Article 113


Sirichai vows to hunt down bike gunmen

Sets out priorities for ending the violence

WASSANA NANUAM

Pattani _ Deputy Supreme Commander Sirichai Tunyasiri, the new chief of southern anti-insurgency forces, has made his top priority hunting down the motorcycle gunmen responsible for daily killings in the deep South.

Gen Sirichai said his main task was to heighten the safety situation for both people and property and vowed to put an end to the daily killings perpetrated by attackers riding motorcycles.

He outlined the plan during his first visit to the South since being given the post of new director of the Southern Border Provinces Peace-Building Command with overall power of all agencies in charge of suppressing separatist insurgents.

The command operates out of the Sirindhorn army camp in Yarang district of Pattani.

He said lessening the number of daily killings would be his first step and added the task was urgent, requiring measures to be implemented immediately. He did not elaborate.

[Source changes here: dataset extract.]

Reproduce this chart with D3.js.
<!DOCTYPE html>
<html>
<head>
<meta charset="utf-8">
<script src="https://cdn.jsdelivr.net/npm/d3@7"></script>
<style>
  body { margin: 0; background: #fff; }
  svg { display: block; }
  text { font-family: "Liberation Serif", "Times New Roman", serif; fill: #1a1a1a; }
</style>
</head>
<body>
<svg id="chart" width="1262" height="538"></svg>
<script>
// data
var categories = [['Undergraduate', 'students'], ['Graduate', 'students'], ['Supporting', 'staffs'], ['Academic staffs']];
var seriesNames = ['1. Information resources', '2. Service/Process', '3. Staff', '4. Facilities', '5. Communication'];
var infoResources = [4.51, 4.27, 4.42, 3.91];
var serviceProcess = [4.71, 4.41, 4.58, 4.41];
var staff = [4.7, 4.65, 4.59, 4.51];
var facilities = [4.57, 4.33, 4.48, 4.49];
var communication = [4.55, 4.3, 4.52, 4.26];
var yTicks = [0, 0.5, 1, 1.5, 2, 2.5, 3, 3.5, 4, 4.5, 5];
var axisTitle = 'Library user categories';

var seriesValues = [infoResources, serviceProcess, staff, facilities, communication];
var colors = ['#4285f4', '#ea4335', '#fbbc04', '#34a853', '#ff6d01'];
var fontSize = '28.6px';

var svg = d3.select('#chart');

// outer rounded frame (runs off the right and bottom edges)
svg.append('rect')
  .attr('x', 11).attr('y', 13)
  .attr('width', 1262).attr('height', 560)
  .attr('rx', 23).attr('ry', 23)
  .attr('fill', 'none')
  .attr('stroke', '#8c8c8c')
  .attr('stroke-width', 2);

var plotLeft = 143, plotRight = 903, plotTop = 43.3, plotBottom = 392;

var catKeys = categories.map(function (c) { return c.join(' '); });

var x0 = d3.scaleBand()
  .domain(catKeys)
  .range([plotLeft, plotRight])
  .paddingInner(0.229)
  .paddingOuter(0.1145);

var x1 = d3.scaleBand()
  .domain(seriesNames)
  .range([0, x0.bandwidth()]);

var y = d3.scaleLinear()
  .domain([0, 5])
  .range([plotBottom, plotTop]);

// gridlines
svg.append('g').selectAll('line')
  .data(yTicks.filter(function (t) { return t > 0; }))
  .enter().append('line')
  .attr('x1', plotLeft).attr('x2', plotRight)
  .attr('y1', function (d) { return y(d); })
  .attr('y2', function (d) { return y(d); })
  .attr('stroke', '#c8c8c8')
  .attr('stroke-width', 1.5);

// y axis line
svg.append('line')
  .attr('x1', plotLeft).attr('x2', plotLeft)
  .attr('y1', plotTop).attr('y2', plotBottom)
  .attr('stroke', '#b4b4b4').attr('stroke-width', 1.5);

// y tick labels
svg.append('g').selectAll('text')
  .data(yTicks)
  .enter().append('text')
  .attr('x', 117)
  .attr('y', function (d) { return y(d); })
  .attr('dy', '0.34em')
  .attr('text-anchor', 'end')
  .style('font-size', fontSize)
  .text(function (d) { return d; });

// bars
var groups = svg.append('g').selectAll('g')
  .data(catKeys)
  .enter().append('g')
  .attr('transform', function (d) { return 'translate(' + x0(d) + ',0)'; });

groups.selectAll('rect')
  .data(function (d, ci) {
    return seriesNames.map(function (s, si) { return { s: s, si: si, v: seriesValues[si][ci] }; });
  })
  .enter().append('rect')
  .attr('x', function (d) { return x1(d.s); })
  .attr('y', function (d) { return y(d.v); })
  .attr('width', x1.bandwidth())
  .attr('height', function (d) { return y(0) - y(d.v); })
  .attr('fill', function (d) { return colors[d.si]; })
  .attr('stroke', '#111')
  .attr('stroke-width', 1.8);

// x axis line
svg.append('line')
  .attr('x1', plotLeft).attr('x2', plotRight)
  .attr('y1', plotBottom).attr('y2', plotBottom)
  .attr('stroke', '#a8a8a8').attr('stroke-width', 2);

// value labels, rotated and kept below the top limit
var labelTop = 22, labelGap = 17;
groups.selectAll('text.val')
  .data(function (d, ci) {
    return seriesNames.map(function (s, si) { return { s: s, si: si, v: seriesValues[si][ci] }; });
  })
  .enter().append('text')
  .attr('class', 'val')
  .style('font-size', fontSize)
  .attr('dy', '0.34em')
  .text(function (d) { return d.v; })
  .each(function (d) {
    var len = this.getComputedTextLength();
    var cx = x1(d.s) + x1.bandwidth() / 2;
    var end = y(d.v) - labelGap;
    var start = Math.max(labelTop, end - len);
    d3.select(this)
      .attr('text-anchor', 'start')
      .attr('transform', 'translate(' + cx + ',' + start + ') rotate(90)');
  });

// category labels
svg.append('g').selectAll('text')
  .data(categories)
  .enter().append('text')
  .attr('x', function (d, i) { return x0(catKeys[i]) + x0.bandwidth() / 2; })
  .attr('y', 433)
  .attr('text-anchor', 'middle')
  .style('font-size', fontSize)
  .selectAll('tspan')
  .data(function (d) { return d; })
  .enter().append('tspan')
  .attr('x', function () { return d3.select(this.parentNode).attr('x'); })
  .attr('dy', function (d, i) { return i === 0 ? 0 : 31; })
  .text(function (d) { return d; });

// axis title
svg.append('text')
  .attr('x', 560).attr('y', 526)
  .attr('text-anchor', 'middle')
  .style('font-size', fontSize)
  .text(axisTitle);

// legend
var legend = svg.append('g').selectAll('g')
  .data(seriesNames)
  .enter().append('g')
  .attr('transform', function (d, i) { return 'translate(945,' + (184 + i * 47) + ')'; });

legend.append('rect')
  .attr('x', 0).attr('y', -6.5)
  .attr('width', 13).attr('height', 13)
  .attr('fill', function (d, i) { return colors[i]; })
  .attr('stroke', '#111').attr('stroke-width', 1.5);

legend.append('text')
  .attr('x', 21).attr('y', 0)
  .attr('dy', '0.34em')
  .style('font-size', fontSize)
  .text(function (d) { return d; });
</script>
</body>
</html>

Gen Sirichai said he would call on his deputies, the police, the military and local leaders to join an advisory panel where they would contribute ideas to restore permanent peace to the South.

The panel would be made up of specialists from a wide range of fields, including well-known forensic pathologist Khunying Pornthip Rojanasunant, who is also deputy director of the Central Institute of Forensic Science.

Input from the panel would reshape operational strategies under a wider power-restructuring plan.

``The approach I have in mind is for everyone to put their thinking caps on,'' he said.

Gen Sirichai said Prime Minister Thaksin Shinawatra had stressed unity and coordination between security agencies and had given him a free hand to give orders on security matters in the region as he saw fit.

The government had been on the right track in resolving southern unrest but personnel on the operation level were not working in concert, he said.

His four deputies would be assigned different facets of the problem to deal with. They would capitalise on their expertise and he would step in if there was any conflict among them.

He said improving community relations would do much to ease separatist ideology in a tactic to be deployed alongside military suppression.

But he said that force would ``take a back seat''. Gen Sirichai said to go on a military offensive would not be the right approach. To win community support, the people would also have to become engaged in the fight against insurgents.

Gen Sirichai held his first informal meeting at the Sirindhorn headquarters yesterday with senior army officers who will be stationed in the South.

He earlier said he would remain in the South, for a year if he felt it necessary, until the violence subsided.

The command headquarters would be manned by more than 100 officers and function as the operational nerve centre.

Gen Sirichai has ordered Supreme Command development units to help build offices and lodgings for the staff.